Do you miss architecture?
I love architecture and I appreciate it, and I love thinking about it, but the timeline is so long! It takes years to get a project finished and that’s one thing I love about fashion. Every six months you have to come up with a whole new crop of ideas. But hopefully one day I’ll get the chance to design Chromat stores!
I read somewhere that you were initially apprehensive to get into fashion because you were “scared of fashion people.” What were your afraid of?
Coming from being a teenager and reading Vogue and looking at fashion magazines, it all seems very trend-based and, I guess, commercial. It’s hard to articulate those stereotypes that are so ingrained; people seem… fake and snobby. But I was more comfortable working in that field once I realized that the people actually making the clothes are more like craftsmen, they’re interested in material investigations and sculpting on the body. It’s not so much just about image, and frothy trend-based identities.
Chromat emerged at a time when girls seemed comfortable experimenting with bondage themes in fashion. Do you think Chromat would have been successful if you started it, say, five years earlier?
I definitely think the harness thing is very popular right now; it just so happened that that’s what I was doing at the same time, which is lucky for me. I guess when I first started out - I can’t remember what was popular back then - but yea, somehow there was a synchronicity between what people wanted to wear and what I want to make. Which is lucky [laughs].

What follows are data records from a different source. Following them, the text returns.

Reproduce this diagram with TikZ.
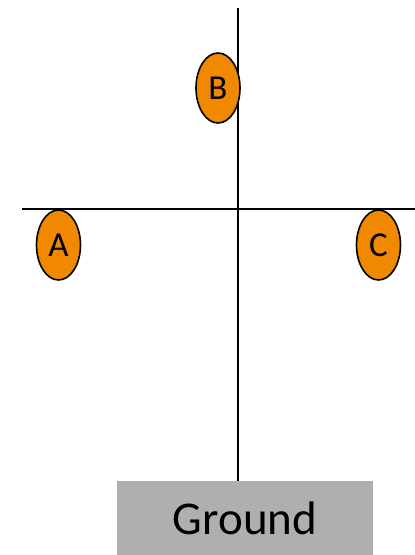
\documentclass[tikz,border=0pt]{standalone}
\usepackage{fontspec}
\setmainfont{Carlito}
\usetikzlibrary{shapes.geometric}
\definecolor{ballorange}{RGB}{240,136,0}
\definecolor{groundgray}{RGB}{175,175,175}

\begin{document}
\begin{tikzpicture}[x=1pt, y=-1pt,
    ball/.style={ellipse, draw=black, line width=1.6pt, fill=ballorange,
      minimum width=44pt, minimum height=70pt, inner sep=0pt,
      font=\fontsize{35}{35}\selectfont},
    axis/.style={black, line width=2.2pt}]
  \useasboundingbox (0,0) rectangle (415,555);

  % --- ground block ---
  \node[fill=groundgray, minimum width=256pt, minimum height=74pt, inner sep=0pt,
        font=\fontsize{47}{47}\selectfont] (ground) at (245,518) {Ground};

  % --- cross of lines ---
  \coordinate (vtop) at (238,8);
  \coordinate (hleft) at (22,209);
  \coordinate (hright) at (415,209);
  \draw[axis] (vtop) -- (vtop |- ground.north);
  \draw[axis] (hleft) -- (hright);

  % --- balls ---
  \node[ball] (B) at (218,88) {B};
  \node[ball] (A) at (58.5,245) {A};
  \node[ball] (C) at (378.5,245) {C};
\end{tikzpicture}
\end{document}
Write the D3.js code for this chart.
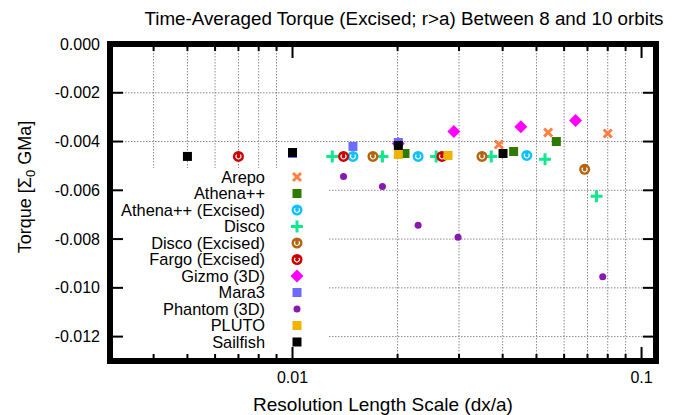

What has been your biggest hurdle?
Sometimes when I read stories of young designers, it’s all about “so-and-so started with a $200,000 investment from their banker dad,” and I’m just like, “not fair”. So, it’s not so much a hurdle, it’s just having to work within our means. Like we couldn’t afford to do a Fashion Week presentation the last few collections, but finally we’re making enough. We got a crazy last minute order from Beyonce’s team for the Super Bowl, and the windfall from that we funneled directly into the cost of production.
Tell me about Beyonce !
Oh man, that was so fun! I get random emails from people all the time, we don’t actually do any outreach, so when Beyonce contacted us about the Super Bowl, it was crazy. It was a week before our presentation, we were hustling to get the collection finished, there was no sleep, and then we get this call from Beyonce’s people and they wanted 40 pieces by Thursday, three days later.
They were like, “you can say no, we understand”. And I was like, “You can’t say no to Beyonce!” [laughs]. So we stopped everything in house, and everyone was just focused on making 32 pieces in the end, which is what they asked for. We shipped them and went straight back into making our own collection. The night of the Super Bowl we were working, it was two days before the presentation and we were at the shoemaker’s house. He happened to have a TV, so we took a break from making samples and we were just like, “you never know”. You never know if they’re actually going to wear it.
So we were watching, then Beyonce comes out, followed by the back up dancers, and we were just like, “Oh my god!” We were all hugging each other and screaming, trying to get shitty iPhone pictures of the TV. I didn’t have a computer or anything; I was trying to tweet about it on my tiny iPhone. Then we were up ‘til 4am working on the presentation, it was in the midst of craziness. So that was a crazy week!